▸ Source material:
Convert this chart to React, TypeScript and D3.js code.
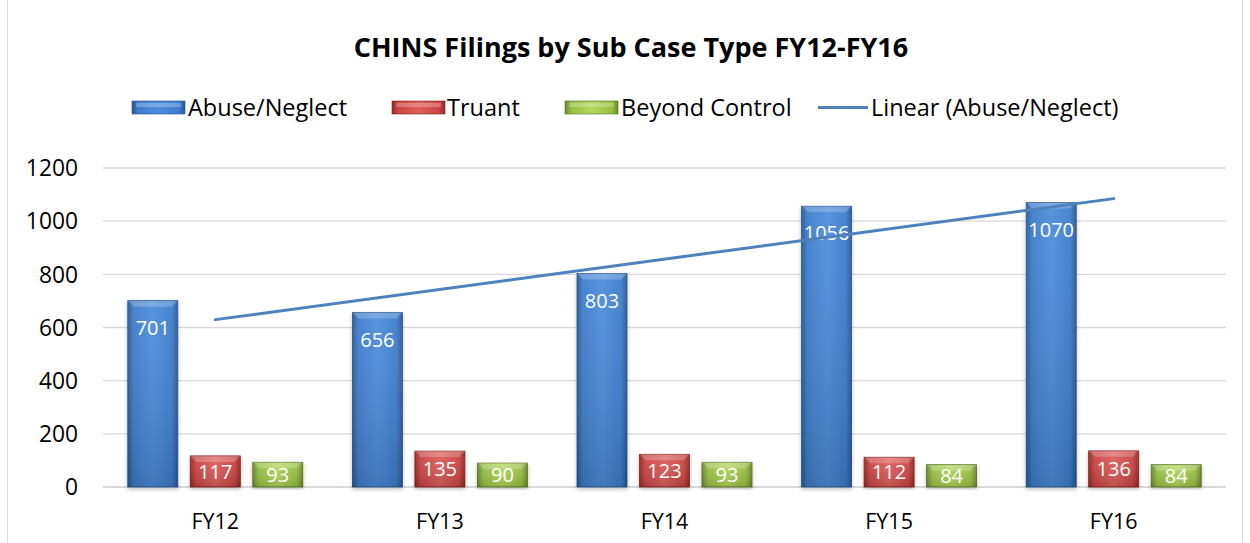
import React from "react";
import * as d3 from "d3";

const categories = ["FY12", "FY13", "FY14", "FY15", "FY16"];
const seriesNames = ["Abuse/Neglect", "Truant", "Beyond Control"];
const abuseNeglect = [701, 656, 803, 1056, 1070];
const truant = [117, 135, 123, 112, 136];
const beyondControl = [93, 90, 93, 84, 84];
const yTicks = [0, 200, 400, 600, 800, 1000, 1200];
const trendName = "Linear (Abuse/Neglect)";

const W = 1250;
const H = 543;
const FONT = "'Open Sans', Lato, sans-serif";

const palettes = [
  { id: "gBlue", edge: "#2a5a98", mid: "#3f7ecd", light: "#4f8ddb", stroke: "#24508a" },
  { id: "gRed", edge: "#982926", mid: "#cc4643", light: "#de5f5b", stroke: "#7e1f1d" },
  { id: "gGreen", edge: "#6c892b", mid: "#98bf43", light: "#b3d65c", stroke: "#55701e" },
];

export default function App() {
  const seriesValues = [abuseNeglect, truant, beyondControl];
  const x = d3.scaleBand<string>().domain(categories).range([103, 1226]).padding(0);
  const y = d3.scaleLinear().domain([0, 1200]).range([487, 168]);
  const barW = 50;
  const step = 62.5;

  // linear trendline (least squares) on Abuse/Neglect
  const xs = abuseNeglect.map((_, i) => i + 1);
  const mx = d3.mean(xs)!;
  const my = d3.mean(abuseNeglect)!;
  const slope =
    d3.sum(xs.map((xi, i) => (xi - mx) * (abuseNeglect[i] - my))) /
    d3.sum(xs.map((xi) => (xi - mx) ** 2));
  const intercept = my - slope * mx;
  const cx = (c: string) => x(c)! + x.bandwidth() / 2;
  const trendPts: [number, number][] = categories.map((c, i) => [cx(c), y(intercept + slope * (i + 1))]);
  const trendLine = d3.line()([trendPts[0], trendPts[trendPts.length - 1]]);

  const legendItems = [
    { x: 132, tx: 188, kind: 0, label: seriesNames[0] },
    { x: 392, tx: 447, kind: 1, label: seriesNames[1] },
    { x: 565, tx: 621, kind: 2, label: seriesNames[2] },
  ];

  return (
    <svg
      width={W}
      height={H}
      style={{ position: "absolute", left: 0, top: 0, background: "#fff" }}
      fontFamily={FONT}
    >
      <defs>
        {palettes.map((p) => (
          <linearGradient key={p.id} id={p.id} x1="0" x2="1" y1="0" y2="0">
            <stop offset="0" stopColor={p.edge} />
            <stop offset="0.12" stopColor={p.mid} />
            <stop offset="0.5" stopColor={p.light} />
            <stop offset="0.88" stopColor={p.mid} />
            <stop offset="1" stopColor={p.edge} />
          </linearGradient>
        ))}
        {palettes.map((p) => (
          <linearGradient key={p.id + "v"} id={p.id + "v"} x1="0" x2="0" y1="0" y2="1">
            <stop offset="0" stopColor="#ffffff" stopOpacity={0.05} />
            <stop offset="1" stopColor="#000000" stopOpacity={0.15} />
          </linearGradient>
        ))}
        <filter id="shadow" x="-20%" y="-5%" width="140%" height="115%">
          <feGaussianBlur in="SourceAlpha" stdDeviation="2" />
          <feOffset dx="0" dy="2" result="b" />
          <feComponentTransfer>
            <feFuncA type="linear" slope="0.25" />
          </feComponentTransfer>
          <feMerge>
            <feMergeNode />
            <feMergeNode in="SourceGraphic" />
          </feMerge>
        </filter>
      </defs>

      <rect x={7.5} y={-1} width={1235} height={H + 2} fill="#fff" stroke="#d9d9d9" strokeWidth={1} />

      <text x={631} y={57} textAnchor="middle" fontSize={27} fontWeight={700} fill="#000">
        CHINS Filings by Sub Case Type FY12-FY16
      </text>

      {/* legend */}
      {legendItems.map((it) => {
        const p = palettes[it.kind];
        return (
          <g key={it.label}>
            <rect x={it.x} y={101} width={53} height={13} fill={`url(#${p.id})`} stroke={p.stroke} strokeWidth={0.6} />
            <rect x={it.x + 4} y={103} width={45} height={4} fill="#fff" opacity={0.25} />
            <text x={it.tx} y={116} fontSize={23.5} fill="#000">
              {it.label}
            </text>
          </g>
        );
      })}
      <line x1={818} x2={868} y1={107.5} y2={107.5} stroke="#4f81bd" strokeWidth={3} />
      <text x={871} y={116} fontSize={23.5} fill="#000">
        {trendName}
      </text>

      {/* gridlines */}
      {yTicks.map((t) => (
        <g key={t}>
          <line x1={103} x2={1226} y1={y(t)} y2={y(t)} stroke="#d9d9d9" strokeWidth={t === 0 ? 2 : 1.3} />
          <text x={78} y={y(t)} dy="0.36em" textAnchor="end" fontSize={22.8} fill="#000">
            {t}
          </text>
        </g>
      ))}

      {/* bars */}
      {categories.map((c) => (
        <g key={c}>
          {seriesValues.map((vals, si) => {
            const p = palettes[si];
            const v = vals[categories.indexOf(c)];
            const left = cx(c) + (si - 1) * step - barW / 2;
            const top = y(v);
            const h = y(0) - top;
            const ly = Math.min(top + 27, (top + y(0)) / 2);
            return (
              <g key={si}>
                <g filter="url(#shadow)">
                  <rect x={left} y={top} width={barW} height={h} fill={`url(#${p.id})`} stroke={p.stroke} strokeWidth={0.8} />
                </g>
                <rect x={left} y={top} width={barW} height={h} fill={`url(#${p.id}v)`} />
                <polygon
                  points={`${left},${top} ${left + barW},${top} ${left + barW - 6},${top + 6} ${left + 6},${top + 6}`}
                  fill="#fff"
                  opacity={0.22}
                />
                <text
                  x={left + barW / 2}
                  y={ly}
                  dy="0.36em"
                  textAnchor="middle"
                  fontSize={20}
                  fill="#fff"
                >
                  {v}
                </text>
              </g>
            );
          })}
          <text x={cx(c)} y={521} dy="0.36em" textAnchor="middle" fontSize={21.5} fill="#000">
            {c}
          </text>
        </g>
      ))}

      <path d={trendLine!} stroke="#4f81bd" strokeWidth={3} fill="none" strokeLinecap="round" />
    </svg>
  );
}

▸ Requirements:
Please restate the material above line by line, exactly, beginning at its first line and ending with the line that contains "import * as", without any pictures.

▸ Exercise output:
Convert this chart to React, TypeScript and D3.js code.
import React from "react";
import * as d3 from "d3";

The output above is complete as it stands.